40.000 jaar geleden hingen alle huizen er vol mee: grotkunst. Als je er een beetje bij wilde horen, moest je natuurlijk wel een kleine bison of speer aan de muur hebben hangen. Als je écht een welvarende holbewoner was kocht je nog een vuurtje erbij zodat je er ook naar kon kijken, maar dat was niet voor iedereen weggelegd. Wel kon iedereen zelf gewoon wat kunst op zijn grotmuur krabbelen, en dat werd dan ook overal gedaan. De populariteit van grotschilderingen kende hoogtijdagen. Vandaag is dat allemaal heel anders.
Wie heeft er vandaag de dag nog een lelijke krabbel van een bison aan de muur hangen? Wijzelf eigenlijk vrijwel nooit, tenzij mijn kinderen weer eens vergeten dat ze niet op de muren mogen tekenen. Het is heel gek, maar ergens in onze evolutie is de grottekening compleet uit de mode geraakt. Tegelijkertijd vinden we wel de meest bizarre andere krabbels mee (echt, check die moderne kunst eens en je lacht je rot om onze soort). Wat is er dan zo fundementeel anders dan 40.000 jaar geleden?

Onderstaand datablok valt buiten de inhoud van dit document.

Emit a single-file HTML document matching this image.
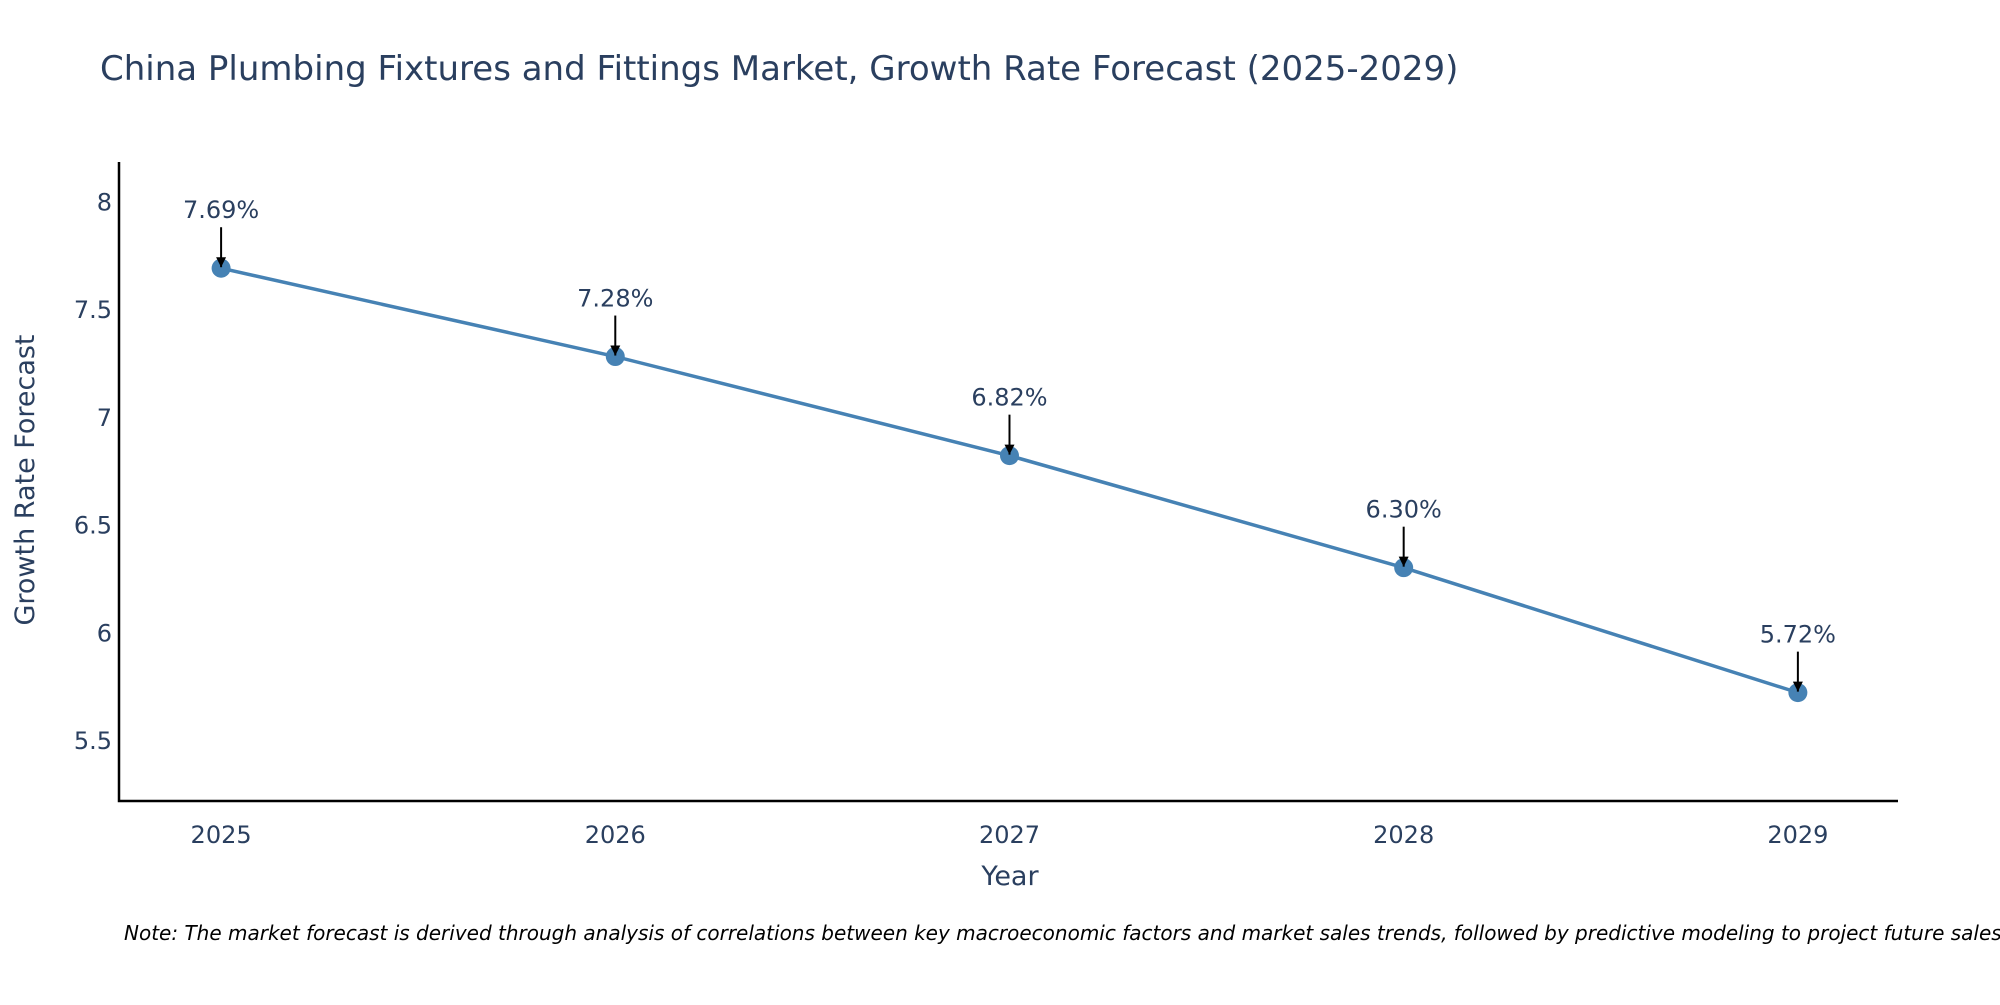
<!DOCTYPE html>
<html><head><meta charset="utf-8"><style>
body{margin:0;background:#fff;overflow:hidden;}
text{font-family:"DejaVu Sans","Liberation Sans",sans-serif;fill:#2a3f5f;}
</style></head><body>
<svg id="chart" width="2000" height="1000" viewBox="0 0 2000 1000" xmlns="http://www.w3.org/2000/svg">
<defs><marker id="ah" viewBox="0 0 10 10" refX="10" refY="5" markerWidth="5" markerHeight="5" orient="auto"><path d="M0,0L10,5L0,10z" fill="#000"/></marker></defs>
<text x="100" y="80" font-size="34">China Plumbing Fixtures and Fittings Market, Growth Rate Forecast (2025-2029)</text>
<g id="plot"></g>
<text transform="translate(34,480) rotate(-90)" text-anchor="middle" font-size="27">Growth Rate Forecast</text>
<text x="1010" y="885" text-anchor="middle" font-size="27">Year</text>
<text x="124" y="940" font-size="20" font-style="italic" style="fill:#000">Note: The market forecast is derived through analysis of correlations between key macroeconomic factors and market sales trends, followed by predictive modeling to project future sales.</text>
</svg>
<script>
const years=[2025,2026,2027,2028,2029];
const values=[7.69,7.28,6.82,6.30,5.72];
const labels=["7.69%","7.28%","6.82%","6.30%","5.72%"];
const yTicks=[5.5,6,6.5,7,7.5,8];
const yTickLabels=["5.5","6","6.5","7","7.5","8"];
const NS="http://www.w3.org/2000/svg";
const g=document.getElementById('plot');
const L=119,R=1898,T=162,B=801;
const xMin=2024.741,xMax=2029.254,yMin=5.217,yMax=8.183;
const xs=v=>L+(v-xMin)/(xMax-xMin)*(R-L);
const ys=v=>B-(v-yMin)/(yMax-yMin)*(B-T);
function mk(tag,attrs){const e=document.createElementNS(NS,tag);for(const k in attrs)e.setAttribute(k,attrs[k]);g.appendChild(e);return e;}
let e=mk('path',{d:`M${L},${T}V${B}H${R}`,stroke:'#000','stroke-width':2.5,fill:'none'});


yTicks.forEach((t,i)=>{const tx=mk('text',{x:112,y:ys(t)+9,'text-anchor':'end','font-size':24});tx.textContent=yTickLabels[i];

});
years.forEach(y=>{const tx=mk('text',{x:xs(y),y:B+33+9,'text-anchor':'middle','font-size':24});tx.textContent=y;

});
const ln=mk('path',{d:years.map((y,i)=>(i?'L':'M')+xs(y)+','+ys(values[i])).join(''),stroke:'#4682b4','stroke-width':3.5,fill:'none'});


years.forEach((y,i)=>{const c=mk('circle',{cx:xs(y),cy:ys(values[i]),r:9.5,fill:'#4682b4'});


const a=mk('line',{x1:xs(y),y1:ys(values[i])-41,x2:xs(y),y2:ys(values[i])-1,stroke:'#000','stroke-width':2,'marker-end':'url(#ah)'});


const t=mk('text',{x:xs(y),y:ys(values[i])-50,'text-anchor':'middle','font-size':24});t.textContent=labels[i];

});
</script>
</body></html>
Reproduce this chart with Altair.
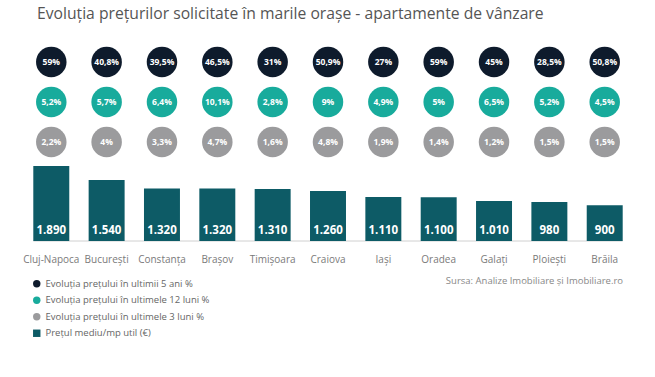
import altair as alt
import pandas as pd

cities = ["Cluj-Napoca", "București", "Constanța", "Brașov", "Timișoara", "Craiova",
          "Iași", "Oradea", "Galați", "Ploiești", "Brăila"]
evol_5ani = [59, 40.8, 39.5, 46.5, 31, 50.9, 27, 59, 45, 28.5, 50.8]
evol_12luni = [5.2, 5.7, 6.4, 10.1, 2.8, 9, 4.9, 5, 6.5, 5.2, 4.5]
evol_3luni = [2.2, 4, 3.3, 4.7, 1.6, 4.8, 1.9, 1.4, 1.2, 1.5, 1.5]
pret_mediu = [1890, 1540, 1320, 1320, 1310, 1260, 1110, 1100, 1010, 980, 900]

s5 = "Evoluția prețului în ultimii 5 ani %"
s12 = "Evoluția prețului în ultimele 12 luni %"
s3 = "Evoluția prețului în ultimele 3 luni %"
sp = "Prețul mediu/mp util (€)"
series = [s5, s12, s3, sp]
colors = ["#0e1b2c", "#18ab9c", "#9b9b9d", "#0d5b66"]
FONT = "Open Sans"


def pct(v):
    return f"{v:g}".replace(".", ",") + "%"


rows = []
for name, vals in [(s5, evol_5ani), (s12, evol_12luni), (s3, evol_3luni)]:
    for c, v in zip(cities, vals):
        rows.append({"city": c, "series": name, "label": pct(v)})
circ_df = pd.DataFrame(rows)
bar_df = pd.DataFrame({
    "city": cities,
    "price": pret_mediu,
    "series": sp,
    "label": [f"{v:,}".replace(",", ".") for v in pret_mediu],
})
src_df = pd.DataFrame({"t": ["Sursa: Analize Imobiliare și Imobiliare.ro"]})

xscale = alt.Scale(domain=cities, range=[33.3, 622.7], paddingInner=0.35, paddingOuter=0)
x_plain = alt.X("city:N", scale=xscale, sort=cities, axis=None)

leg = alt.Legend(title=None, orient="none", legendX=32, legendY=249,
                 symbolSize=55, labelFontSize=9.5, labelColor="#666666", labelLimit=400,
                 labelFont=FONT, rowPadding=5.5, symbolStrokeWidth=0)
color = alt.Color("series:N", scale=alt.Scale(domain=series, range=colors), legend=leg)
shape = alt.Shape("series:N", scale=alt.Scale(domain=series,
                                               range=["circle", "circle", "circle", "square"]),
                  legend=leg)

yrow = alt.Y("series:N", scale=alt.Scale(type="point", domain=[s5, s12, s3],
                                         range=[32, 112], padding=0), axis=None)
ybar = alt.Scale(domain=[0, 1890], range=[211, 136], nice=False, zero=True)
y_zero = alt.YDatum(0, scale=ybar, axis=None)

bars = alt.Chart(bar_df).mark_bar().encode(
    x=x_plain,
    y=alt.Y("price:Q", scale=ybar, axis=None),
    color=color,
)
baseline = alt.Chart(src_df).mark_rule(color="#d0d0d0", strokeWidth=1).encode(
    x=alt.value(33.3), x2=alt.value(622.7), y=y_zero,
)
bar_txt = alt.Chart(bar_df).mark_text(color="white", fontWeight="bold", fontSize=11.5,
                                      font=FONT, baseline="middle", dy=-10).encode(
    x=x_plain, y=y_zero, text="label:N",
)
city_txt = alt.Chart(bar_df).mark_text(color="#7a7a7a", fontSize=10, font=FONT,
                                       baseline="middle", dy=19).encode(
    x=x_plain, y=y_zero, text="city:N",
)
circles = alt.Chart(circ_df).mark_point(filled=True, size=930, opacity=1).encode(
    x=x_plain, y=yrow, color=color, shape=shape,
)
circ_txt = alt.Chart(circ_df).mark_text(color="white", fontWeight="bold", fontSize=8.5,
                                       font=FONT, baseline="middle").encode(
    x=x_plain, y=yrow, text="label:N",
)
src = alt.Chart(src_df).mark_text(align="right", baseline="middle", fontSize=9.5,
                                  color="#888888", font=FONT).encode(
    x=alt.value(623), y=alt.value(251), text="t:N",
)

chart = alt.layer(baseline, bars, bar_txt, city_txt, circles, circ_txt, src).resolve_scale(
    y="independent"
).properties(
    width=655, height=347,
    padding={"left": 0, "top": 30, "right": 0, "bottom": 0},
    autosize=alt.AutoSizeParams(type="none"),
    title=alt.TitleParams("Evoluția prețurilor solicitate în marile orașe - apartamente de vânzare",
                          anchor="start", frame="group", dx=37, fontSize=15.7,
                          fontWeight="normal", color="#555555", font=FONT, offset=7),
).configure_view(stroke=None)

chart.save("out.html", embed_options={"renderer": "svg", "actions": False})
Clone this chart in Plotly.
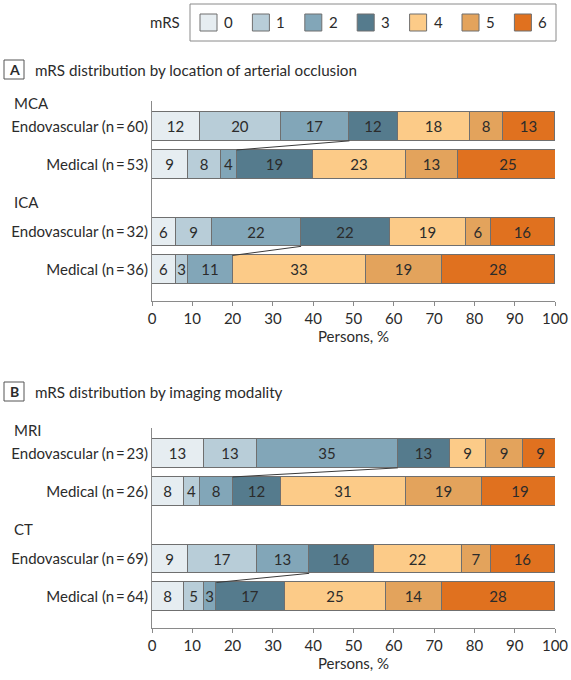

Ten eerste hebben niet zoveel mensen meer een grot. Zeker in Nederlands was er altijd een enorme woningschaarste op de grotmarkt, aangezien ons vlakke polderlandschap natuurlijk compleet ongeschikt was voor dit type woning. En onze polderschilderingen spoelden allemaal gelijk weg bij de eerste regenbui, dus daar zie je niks meer van. De uitvinding van het huis was uiteindelijk de definitieve doodsteek voor de grotschildering. Maar er is nog een verandering: de uitvinding van de fotolijst. Doordat we onze grotschilderingen tegenwoordig op een doek in een lijst hangen, kan je je grotschildering ook nog eens verplaatsen. En dat is natuurlijk superhandig!
Gek eigenlijk dat we in de geschiedenis eigenlijk nooit zo vaak stil staan bij de uitvinding van de foto/schilderlijst. Zonder die vooruitgang zouden we nu nog steeds allemaal bizons op onze muren aan het kalken zijn.